Constance Hall has been on both sides of mom judging.
The Australian blogger shared a simple but impactful story with a selfie she posted on Facebook on Wednesday.
In the caption, Hall described a mother she saw at school pick-up every day. The woman had a nice car, spoke in a “posh” accent, looked very put-together and seemed very confident.
“There I was, with my tits out breast feeding my babies, smelling like dried milk, matted hair, a puffy face from a morning in tears, no shoes and a partial bogan accent ... It was like she was put on this earth to amplify my insecurities,” Hall wrote.
“So I did what a lot of women do and I tried to instigate a ‘chat’ about her to another mum, partly out of intrigue and partly hoping to make my feral self feel better,” she added.
But the other mom did not engage with her “chat” and instead gave Hall some meaningful advice: “Talk to the woman not about her.”
With that in mind, Hall decided to talk to her one day and was surprised at what she learned.
“I found out she is an ex addict and holds AA meetings to help out other addicted women that want sobriety, I found out she struggles with her marriage, her kids and her health just like the rest of us. I found out that she is a million things, snobby not being one of them. She is one of the most inspiring women I know,” wrote Hall, adding that they are now very close friends.

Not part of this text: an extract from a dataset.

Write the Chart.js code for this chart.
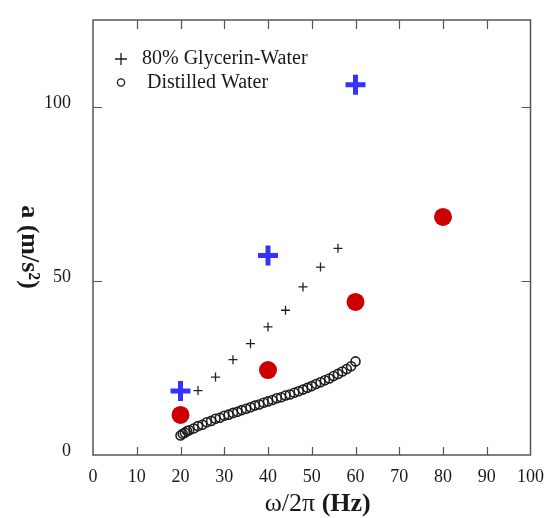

“Turns out I have a confident exterior too, turns out that while sitting there hating my life without the confidence to talk to these gorgeous mums, they didn’t have the confidence to talk to me, they thought I was too free too relaxed, that I thought I was too cool,” she wrote.
Hall explained that her kids are at a new school now and have heard gossip about her from fellow moms. With that in mind, she offered the same advice she heard that day long ago: “Talk to the woman not about her.”

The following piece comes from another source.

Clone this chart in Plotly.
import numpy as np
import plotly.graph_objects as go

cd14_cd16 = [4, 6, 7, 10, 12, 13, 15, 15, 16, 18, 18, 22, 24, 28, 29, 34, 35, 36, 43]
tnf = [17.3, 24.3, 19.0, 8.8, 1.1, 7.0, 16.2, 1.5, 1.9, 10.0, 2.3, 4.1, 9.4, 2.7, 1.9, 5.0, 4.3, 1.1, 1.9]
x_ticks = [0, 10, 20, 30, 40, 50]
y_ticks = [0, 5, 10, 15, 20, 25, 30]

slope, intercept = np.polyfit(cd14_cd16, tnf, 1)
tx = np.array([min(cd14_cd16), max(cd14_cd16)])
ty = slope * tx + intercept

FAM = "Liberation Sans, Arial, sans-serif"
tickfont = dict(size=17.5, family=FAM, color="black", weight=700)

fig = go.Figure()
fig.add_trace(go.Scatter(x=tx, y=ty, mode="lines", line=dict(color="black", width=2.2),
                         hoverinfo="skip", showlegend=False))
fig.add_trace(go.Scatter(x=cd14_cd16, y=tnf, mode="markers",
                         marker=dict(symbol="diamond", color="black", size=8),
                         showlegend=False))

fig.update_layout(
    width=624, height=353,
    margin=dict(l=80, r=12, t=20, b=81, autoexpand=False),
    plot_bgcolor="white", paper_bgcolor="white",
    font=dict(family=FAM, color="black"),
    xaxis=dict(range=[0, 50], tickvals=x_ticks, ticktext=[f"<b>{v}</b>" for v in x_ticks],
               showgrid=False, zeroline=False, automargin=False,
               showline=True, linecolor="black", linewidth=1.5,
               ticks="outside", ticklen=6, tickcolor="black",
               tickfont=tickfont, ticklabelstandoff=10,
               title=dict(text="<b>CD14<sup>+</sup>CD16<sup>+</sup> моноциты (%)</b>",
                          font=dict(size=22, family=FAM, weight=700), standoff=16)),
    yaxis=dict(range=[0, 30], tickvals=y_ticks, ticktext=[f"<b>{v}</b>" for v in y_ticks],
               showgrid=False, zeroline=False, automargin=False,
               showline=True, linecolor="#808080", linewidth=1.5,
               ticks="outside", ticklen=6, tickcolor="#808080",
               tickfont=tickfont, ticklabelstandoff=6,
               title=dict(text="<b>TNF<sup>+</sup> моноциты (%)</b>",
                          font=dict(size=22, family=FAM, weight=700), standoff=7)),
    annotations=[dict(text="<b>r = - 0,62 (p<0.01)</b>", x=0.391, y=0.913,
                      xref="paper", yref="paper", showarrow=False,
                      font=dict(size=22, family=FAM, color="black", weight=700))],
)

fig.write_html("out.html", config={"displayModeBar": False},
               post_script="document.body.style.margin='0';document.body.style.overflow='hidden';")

The Facebook post received more than 93,000 likes, and the comments section is filled with enthusiastic responses from mothers sharing their own school drop-off and pick-up experiences.
“We need so much more of this! Our next bestie could be a simple ‘Good morning’ away,” wrote one commenter. “I wish people would talk to me not about me too,” added another.
All too often, the advice parents give their children can apply to their own lives as well: Be kind to one another, and you can help make the world a better place.